Une sensibilisation dans les écoles
D'autres villes ont déjà adopté des mesures de lutte contre le littering. C'est le cas de Montreux, par exemple. «Depuis cinq ans, une quarantaine d'employés communaux ont été assermenté et ont la légitimité d'amender des gens pris en flagrant délit», explique son syndic Laurent Wehrli. Car Montreux, de par son statut international, se doit d'être irréprochable en terme de propreté. Mais la répression n'est pas tout et des animatrices passent sensibiliser les enfants à l'usage des déchets, dès les classes enfantines. «Même une amende de mille francs ne sert à rien si les mesures incitatives ne sont pas là», reprend Laurent Wehrli. «C'est pourquoi les agents détenant une carte de légitimité pour amender les pollueurs tentent au préalable de convaincre et de sensibiliser les contrevenants».

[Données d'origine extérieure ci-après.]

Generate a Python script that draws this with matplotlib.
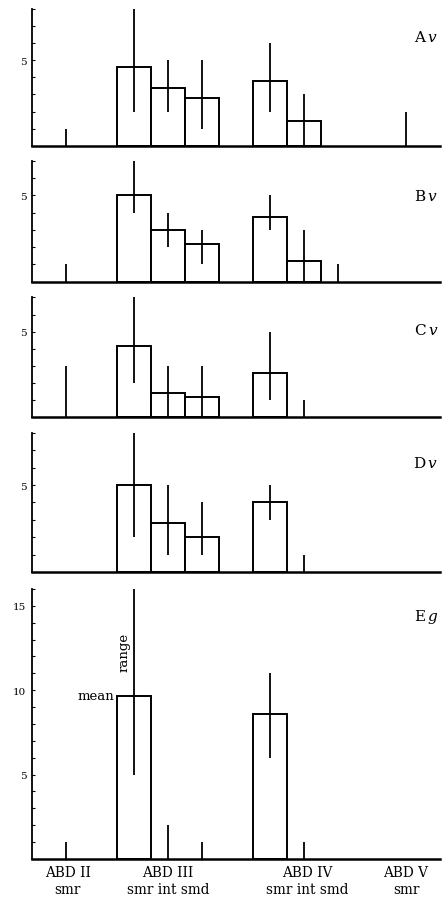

Dans certaines villes bernoises, mieux vaut être averti, car jeter son mégot par terre coûte 40 francs. À Lucerne ou Bâle-Campagne, les amendes pour littering peuvent grimper jusqu’à 1000 francs, selon le type de déchets. D'autres villes ont mis sur pied des initiatives plus sympathiques. Ainsi, Bienne invite les passants à coller leur chewing-gum sur une partition afin de composer une musique.
La propreté, carte de visite de Genève
Genève tient à son statut de ville propre qu'elle brandit comme carte de visite. Son nouveau maire, Guillaume Barazzone, qualifie de «sévère» sa politique de propreté urbaine. «Les amendes d'ordre peuvent aller au-delà de 300 francs. La réprimande s'adresse à une minorité de la population, les «j'm'en foutistes». Nous avons plus de trois mille poubelles en ville et nous remarquons que ce n'est pas en les multipliant que s'arrête le littering». L'élu PDC applaudit la volonté de Lausanne de permettre aux agents communaux assermentés d'user de contraventions. Lui-même avait proposé l'idée à son Conseil d'Etat, qui l'avait refusé.
Des initiatives locales voient donc le jour un peu partout, mais pas question de nationaliser la chose. Le 16 juin, la chambre basse du parlement refusait par 96 voix contre 86 un projet luttant contre le littering. Les raisons du «non»? Le fédéralisme, toujours, et le fait que certaines villes ont déjà pris des mesures.
À l'origine de l'initiative pour une harmonisation fédérale des contraventions en cas d'abandon sauvage des déchets, le conseiller national libéral-radical Jacques Bourgeois. Déçu de son échec au conseil national, il explique son plan d'action à trois niveaux. «L'amende vient en dernière mesure, après l’éducation - dès la classe enfantine - et la sensibilisation du grand public».
Un phénomène générationnel
Le Fribourgeois se dit inquiet face au phénomène du littering qui, selon lui, prend de l'ampleur. «C’est probablement un problème de génération et d'instruction. Je ne trouve pas que les Suisses soient propres. Je regarde au bord des routes, à proximité des «take away», et je suis choqué!». Suite au refus du projet de loi fédérale, le directeur de l'Union suisse des paysans demandera aux chambres d'agriculture d’être actives dans chacun de leur canton. «Une uniformisation aurait été plus simple, il faut désormais tenter d'avoir le plus de collectivités possible qui sanctionnent les déchets abandonnés sur la voie publique. Leur coût en Suisse est de 300 millions de francs par an: deux tiers à la charge de la collectivité et un tiers à la charge des transports publics». Pour le parlementaire, plus que l'aspect environnemental, la souillure de l'espace public met en jeu l'attractivité du pays.